> Data supplied:
((
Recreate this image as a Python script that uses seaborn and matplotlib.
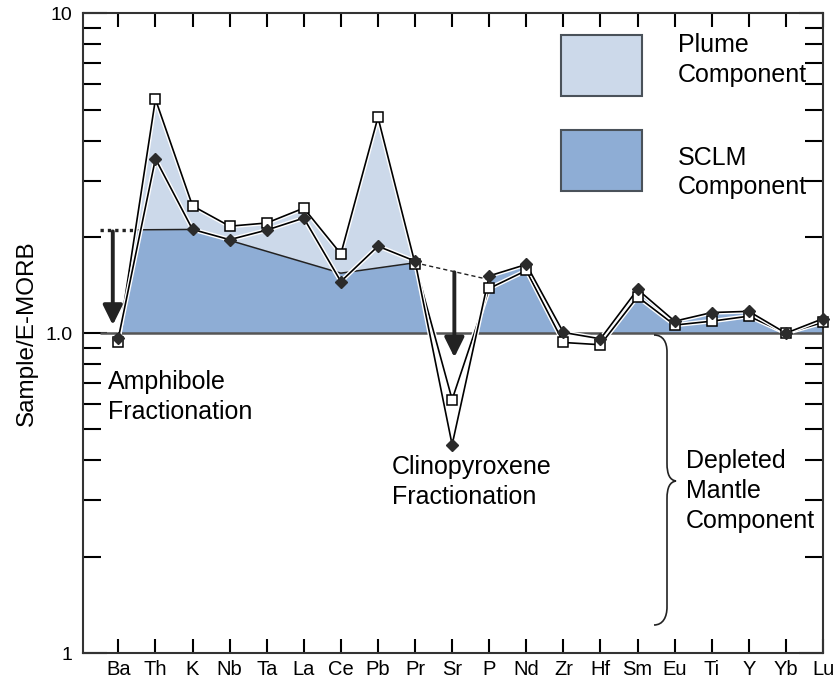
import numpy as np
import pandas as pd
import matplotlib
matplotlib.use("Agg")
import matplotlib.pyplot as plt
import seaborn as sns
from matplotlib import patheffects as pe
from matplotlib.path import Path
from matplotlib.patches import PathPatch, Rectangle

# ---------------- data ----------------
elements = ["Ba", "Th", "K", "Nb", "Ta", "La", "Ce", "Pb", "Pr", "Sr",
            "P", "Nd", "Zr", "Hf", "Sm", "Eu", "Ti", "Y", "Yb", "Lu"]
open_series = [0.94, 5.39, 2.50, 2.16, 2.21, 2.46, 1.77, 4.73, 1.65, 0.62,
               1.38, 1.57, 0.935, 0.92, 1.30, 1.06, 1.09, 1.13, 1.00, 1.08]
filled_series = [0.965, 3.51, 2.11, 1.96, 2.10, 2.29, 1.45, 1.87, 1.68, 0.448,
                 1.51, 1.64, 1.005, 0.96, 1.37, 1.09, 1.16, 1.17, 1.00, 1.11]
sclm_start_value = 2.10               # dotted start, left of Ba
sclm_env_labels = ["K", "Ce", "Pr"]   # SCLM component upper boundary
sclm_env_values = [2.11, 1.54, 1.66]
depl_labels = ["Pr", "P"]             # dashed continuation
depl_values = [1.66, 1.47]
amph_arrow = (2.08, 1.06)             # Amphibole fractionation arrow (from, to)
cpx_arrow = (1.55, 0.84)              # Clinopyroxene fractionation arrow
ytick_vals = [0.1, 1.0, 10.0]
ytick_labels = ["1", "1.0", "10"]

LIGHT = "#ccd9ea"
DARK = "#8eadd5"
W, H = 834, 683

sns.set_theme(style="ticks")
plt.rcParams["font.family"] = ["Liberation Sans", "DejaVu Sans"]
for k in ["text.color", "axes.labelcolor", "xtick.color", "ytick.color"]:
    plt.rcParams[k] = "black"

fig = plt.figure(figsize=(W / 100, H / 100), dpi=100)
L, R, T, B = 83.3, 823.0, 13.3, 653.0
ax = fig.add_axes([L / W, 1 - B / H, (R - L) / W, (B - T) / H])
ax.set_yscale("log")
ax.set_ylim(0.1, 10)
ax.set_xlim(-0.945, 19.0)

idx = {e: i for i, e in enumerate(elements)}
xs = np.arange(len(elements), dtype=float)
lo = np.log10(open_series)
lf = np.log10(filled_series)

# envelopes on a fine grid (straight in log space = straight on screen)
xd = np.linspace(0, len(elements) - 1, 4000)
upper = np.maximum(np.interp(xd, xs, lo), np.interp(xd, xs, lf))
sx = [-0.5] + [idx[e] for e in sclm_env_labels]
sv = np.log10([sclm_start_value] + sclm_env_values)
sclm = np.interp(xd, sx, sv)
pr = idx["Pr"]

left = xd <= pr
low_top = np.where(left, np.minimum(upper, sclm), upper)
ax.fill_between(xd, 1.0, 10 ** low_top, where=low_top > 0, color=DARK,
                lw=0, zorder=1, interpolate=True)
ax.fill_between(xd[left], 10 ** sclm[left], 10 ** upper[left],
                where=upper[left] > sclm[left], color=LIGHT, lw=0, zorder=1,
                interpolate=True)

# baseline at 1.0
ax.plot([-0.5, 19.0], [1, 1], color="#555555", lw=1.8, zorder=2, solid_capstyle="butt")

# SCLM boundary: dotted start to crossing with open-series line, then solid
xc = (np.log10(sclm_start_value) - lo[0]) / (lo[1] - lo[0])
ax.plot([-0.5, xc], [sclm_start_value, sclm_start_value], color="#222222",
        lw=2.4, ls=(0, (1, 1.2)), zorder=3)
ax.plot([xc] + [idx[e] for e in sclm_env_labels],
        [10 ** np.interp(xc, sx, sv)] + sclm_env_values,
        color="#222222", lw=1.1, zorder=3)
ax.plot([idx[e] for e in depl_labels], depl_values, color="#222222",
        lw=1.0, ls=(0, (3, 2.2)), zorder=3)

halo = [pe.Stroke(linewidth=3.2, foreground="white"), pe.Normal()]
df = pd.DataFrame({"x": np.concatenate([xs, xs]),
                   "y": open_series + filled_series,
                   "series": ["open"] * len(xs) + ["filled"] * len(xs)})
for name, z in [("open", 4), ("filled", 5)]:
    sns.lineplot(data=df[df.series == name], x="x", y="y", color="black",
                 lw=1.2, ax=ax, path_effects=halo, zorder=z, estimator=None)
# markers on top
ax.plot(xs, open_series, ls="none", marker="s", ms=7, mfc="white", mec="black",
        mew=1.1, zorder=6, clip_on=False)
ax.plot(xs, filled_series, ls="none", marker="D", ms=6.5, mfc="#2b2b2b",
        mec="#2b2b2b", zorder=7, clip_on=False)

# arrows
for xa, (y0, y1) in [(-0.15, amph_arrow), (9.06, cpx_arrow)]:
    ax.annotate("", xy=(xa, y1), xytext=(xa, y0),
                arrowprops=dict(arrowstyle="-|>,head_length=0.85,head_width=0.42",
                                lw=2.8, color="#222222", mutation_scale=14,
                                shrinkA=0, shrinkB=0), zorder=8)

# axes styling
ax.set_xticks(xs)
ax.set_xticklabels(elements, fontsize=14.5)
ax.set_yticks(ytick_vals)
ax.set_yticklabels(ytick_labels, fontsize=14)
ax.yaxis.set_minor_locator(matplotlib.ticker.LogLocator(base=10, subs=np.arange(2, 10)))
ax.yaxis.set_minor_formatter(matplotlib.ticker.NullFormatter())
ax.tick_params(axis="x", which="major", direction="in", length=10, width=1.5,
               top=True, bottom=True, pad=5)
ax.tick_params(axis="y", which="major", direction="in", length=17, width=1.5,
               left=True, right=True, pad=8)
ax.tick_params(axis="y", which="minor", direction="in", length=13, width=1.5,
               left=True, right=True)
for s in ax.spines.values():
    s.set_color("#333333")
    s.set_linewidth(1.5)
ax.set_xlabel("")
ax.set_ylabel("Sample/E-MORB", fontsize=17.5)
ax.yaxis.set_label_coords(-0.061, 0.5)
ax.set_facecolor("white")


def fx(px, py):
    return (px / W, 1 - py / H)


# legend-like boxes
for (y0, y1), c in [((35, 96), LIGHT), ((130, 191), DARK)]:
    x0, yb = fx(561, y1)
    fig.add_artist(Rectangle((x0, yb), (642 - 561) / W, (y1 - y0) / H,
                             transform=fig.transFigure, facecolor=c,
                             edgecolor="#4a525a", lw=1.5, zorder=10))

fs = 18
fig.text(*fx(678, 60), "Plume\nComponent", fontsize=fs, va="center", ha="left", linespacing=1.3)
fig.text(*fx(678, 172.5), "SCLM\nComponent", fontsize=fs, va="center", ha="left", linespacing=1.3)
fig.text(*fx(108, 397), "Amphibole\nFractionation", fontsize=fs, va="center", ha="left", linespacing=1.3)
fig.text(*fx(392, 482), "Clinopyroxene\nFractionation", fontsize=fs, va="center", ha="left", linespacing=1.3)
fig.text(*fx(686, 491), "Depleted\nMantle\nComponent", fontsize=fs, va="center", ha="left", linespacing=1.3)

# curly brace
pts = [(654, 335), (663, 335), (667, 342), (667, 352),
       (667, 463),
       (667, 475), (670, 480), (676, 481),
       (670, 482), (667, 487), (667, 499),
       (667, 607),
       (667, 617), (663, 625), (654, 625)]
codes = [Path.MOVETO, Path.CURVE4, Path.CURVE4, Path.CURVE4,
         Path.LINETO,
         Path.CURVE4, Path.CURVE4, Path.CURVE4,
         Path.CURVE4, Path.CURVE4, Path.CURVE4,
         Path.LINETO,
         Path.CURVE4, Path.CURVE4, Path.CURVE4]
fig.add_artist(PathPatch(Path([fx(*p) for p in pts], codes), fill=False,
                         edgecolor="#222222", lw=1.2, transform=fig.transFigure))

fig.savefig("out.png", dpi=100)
))
((
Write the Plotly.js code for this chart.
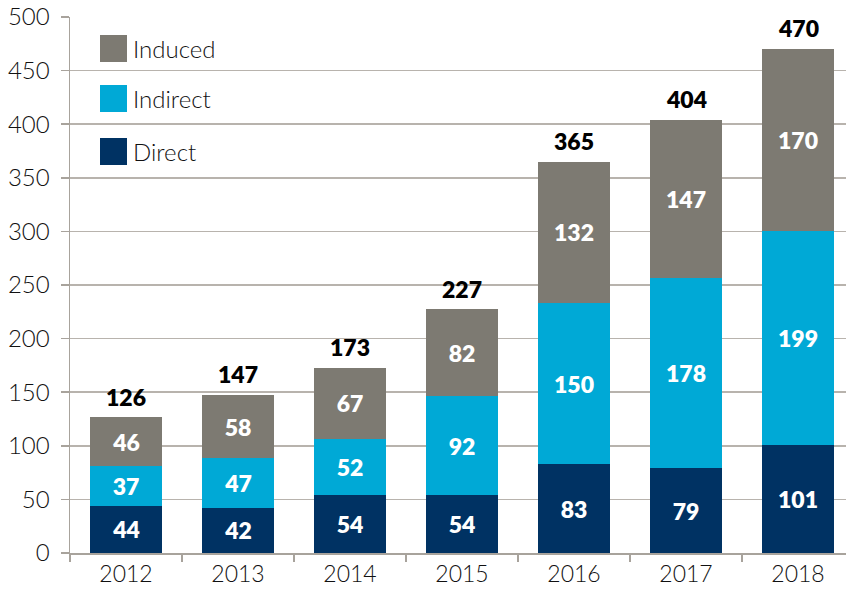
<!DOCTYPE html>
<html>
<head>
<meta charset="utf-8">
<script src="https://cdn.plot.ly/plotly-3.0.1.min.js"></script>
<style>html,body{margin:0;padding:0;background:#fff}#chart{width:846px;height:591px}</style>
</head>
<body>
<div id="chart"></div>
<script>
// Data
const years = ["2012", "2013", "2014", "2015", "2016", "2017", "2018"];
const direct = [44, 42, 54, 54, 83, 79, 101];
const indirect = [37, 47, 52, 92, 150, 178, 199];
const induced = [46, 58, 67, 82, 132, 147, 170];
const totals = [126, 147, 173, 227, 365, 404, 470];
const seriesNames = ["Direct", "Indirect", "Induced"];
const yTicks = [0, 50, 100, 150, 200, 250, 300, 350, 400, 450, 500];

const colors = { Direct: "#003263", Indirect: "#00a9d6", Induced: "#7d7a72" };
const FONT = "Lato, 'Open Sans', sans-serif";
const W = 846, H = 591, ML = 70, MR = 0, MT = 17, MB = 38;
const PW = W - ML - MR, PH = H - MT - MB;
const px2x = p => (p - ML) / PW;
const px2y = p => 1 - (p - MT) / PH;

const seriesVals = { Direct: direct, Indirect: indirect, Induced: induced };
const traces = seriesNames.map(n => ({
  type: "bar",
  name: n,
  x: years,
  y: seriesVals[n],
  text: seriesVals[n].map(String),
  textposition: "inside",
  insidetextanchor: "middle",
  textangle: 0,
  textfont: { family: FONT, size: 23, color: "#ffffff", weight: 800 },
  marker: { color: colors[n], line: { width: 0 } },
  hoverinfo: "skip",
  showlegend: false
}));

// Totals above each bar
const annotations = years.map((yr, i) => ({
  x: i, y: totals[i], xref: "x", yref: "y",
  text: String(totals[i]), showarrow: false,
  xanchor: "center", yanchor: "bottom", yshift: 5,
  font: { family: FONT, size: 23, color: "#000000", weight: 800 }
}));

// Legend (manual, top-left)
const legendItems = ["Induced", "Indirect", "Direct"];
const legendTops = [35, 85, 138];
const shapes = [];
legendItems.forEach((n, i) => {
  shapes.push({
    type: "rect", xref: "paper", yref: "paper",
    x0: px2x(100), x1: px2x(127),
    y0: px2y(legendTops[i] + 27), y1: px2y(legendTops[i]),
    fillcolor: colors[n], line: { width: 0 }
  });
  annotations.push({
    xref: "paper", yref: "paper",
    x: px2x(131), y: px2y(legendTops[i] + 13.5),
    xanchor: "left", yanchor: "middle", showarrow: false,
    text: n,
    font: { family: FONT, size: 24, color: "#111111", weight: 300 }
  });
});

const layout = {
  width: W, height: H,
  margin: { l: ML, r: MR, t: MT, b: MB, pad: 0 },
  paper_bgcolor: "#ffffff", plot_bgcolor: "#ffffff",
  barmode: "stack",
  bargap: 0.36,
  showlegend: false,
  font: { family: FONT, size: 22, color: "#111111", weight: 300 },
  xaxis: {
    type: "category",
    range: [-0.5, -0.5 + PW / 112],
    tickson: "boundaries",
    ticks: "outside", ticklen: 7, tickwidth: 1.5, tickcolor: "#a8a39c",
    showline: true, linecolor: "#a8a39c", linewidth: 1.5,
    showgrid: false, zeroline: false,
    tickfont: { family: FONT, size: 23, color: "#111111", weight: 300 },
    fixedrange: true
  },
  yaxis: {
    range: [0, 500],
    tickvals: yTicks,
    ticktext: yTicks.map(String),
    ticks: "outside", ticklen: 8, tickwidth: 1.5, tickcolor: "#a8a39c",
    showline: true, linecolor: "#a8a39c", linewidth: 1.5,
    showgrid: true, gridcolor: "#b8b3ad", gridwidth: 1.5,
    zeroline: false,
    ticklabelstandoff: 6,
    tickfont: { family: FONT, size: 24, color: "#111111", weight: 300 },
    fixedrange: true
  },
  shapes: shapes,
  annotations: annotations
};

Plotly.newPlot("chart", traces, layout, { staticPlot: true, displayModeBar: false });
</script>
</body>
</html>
))
Leave the pictures out and print, exactly as written, every line from the one holding "Recreate this image" down to the one holding "from matplotlib.patches import", both of those included.

Recreate this image as a Python script that uses seaborn and matplotlib.
import numpy as np
import pandas as pd
import matplotlib
matplotlib.use("Agg")
import matplotlib.pyplot as plt
import seaborn as sns
from matplotlib import patheffects as pe
from matplotlib.path import Path
from matplotlib.patches import PathPatch, Rectangle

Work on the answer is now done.